右膝から“危険信号”も「痛いと言ったら終わり」 元ハム外野手が伝える“教訓”

自己最多83試合に出場も大きな代償…右膝の前十字靭帯断裂で手術

 この年、谷口さんは自己最多の83試合に出場。しかし、いつ右膝の痛みが爆発するか分からない状況で、だましだましグラウンドに立っていた。シーズンオフ、物を拾うとすると右膝が抜けたり、一度止まって動き出すと崩れ落ちたりした。病院で検査した結果、右膝の前十字靱帯が断裂していた。手術以外の方法はなく、長期離脱とリハビリ生活を余儀なくされた。

 1か月間、ベッドから立ち上がることもできない寝たきりの生活が続いた。日常さえ取り戻せないかもしれない不安に襲われた。しかも、谷口さんが目指すのはプロ野球の1軍でのプレー。ゴールは、あまりにも遠かった。退院する時には入院前より太ももが6センチ細くなり、自慢のヒラメ筋は消えていた。

「入院中にお世話になった看護師さん、ずっとリハビリに付き合ってくれたトレーナー、リハビリ中にも足を運んでくれたファンの方々、励ましてくれた人たちにもう一度プレーする姿を見せたい一心でした」

 谷口さんは2018年、グラウンドに帰ってきた。実戦復帰まで半年を要する大きな怪我を乗り越えた。だが、右膝は怪我をする前の状態には戻らなかった。故障後の1軍出場は2019年の30試合出場が最多。

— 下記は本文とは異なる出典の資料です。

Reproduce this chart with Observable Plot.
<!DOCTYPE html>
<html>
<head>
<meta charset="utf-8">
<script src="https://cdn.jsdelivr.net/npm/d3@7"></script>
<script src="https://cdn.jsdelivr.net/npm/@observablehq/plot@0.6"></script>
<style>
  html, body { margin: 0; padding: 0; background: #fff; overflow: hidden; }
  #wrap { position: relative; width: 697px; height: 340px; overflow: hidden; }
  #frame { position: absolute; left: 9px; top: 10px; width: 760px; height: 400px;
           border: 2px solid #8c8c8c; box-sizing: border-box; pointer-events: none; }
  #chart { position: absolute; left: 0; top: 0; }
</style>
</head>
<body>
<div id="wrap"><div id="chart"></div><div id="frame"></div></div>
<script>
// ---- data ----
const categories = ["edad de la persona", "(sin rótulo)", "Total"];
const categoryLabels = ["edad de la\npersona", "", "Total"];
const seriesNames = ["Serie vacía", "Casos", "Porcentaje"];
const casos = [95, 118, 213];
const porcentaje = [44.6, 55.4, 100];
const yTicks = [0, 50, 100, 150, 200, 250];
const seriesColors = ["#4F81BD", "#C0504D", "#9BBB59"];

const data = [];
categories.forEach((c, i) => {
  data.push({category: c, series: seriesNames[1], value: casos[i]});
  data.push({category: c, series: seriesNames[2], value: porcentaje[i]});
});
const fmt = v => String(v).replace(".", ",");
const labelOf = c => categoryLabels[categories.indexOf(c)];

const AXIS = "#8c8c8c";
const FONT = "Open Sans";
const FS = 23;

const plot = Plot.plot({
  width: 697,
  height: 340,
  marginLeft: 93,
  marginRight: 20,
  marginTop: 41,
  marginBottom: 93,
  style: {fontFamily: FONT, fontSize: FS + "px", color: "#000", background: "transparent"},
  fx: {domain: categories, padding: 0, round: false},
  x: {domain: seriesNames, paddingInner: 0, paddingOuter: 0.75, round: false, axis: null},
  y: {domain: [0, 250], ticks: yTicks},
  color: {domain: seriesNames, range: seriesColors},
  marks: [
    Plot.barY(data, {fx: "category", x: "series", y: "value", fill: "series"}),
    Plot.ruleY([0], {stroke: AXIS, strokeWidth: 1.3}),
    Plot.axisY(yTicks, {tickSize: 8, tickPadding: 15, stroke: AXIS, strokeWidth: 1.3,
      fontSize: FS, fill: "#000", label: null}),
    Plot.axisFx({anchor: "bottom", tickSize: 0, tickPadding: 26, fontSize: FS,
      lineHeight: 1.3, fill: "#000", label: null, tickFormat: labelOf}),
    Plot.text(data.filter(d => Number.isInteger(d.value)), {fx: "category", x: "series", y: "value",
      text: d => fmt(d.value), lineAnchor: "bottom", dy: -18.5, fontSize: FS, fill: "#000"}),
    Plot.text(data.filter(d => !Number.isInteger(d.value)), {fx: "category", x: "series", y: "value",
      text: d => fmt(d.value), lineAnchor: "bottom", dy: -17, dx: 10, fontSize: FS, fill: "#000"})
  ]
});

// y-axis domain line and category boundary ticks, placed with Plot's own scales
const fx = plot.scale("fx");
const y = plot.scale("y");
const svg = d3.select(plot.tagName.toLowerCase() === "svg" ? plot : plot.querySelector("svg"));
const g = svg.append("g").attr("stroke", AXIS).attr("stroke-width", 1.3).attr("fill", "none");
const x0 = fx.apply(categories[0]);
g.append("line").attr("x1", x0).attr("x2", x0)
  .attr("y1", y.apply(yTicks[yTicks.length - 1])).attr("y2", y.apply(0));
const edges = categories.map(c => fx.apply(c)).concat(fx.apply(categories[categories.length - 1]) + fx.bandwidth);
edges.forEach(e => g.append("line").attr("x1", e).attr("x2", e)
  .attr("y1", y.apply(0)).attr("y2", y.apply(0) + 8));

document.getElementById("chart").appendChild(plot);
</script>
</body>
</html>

キャリアのピークを迎える年代の29歳だった昨年限りでユニホームを脱いだ。

 右膝の怪我がなければ――。あの時に無理をせずストップしていたら。ファンからは惜しむ声が上がる。ただ、谷口さんは自身の怪我が次のステージに生きると前を向く。少年野球の子どもたちや指導者、保護者に経験を伝えていくつもりだ。

「子どもたちの上手くなりたい、試合に出たいという気持ちはすごく大事です。その思いを尊重しながら、怪我のリスクを抑えるのが自分も含めた指導者、大人の役割だと思います」

 子どもたちが体に痛みや違和感を口にしやすい環境をつくる。自分の体に興味を持ってもらい、クールダウンやストレッチの大切さを説明する。谷口さんだからこそ、子どもたちの心に届く言葉や指導がある。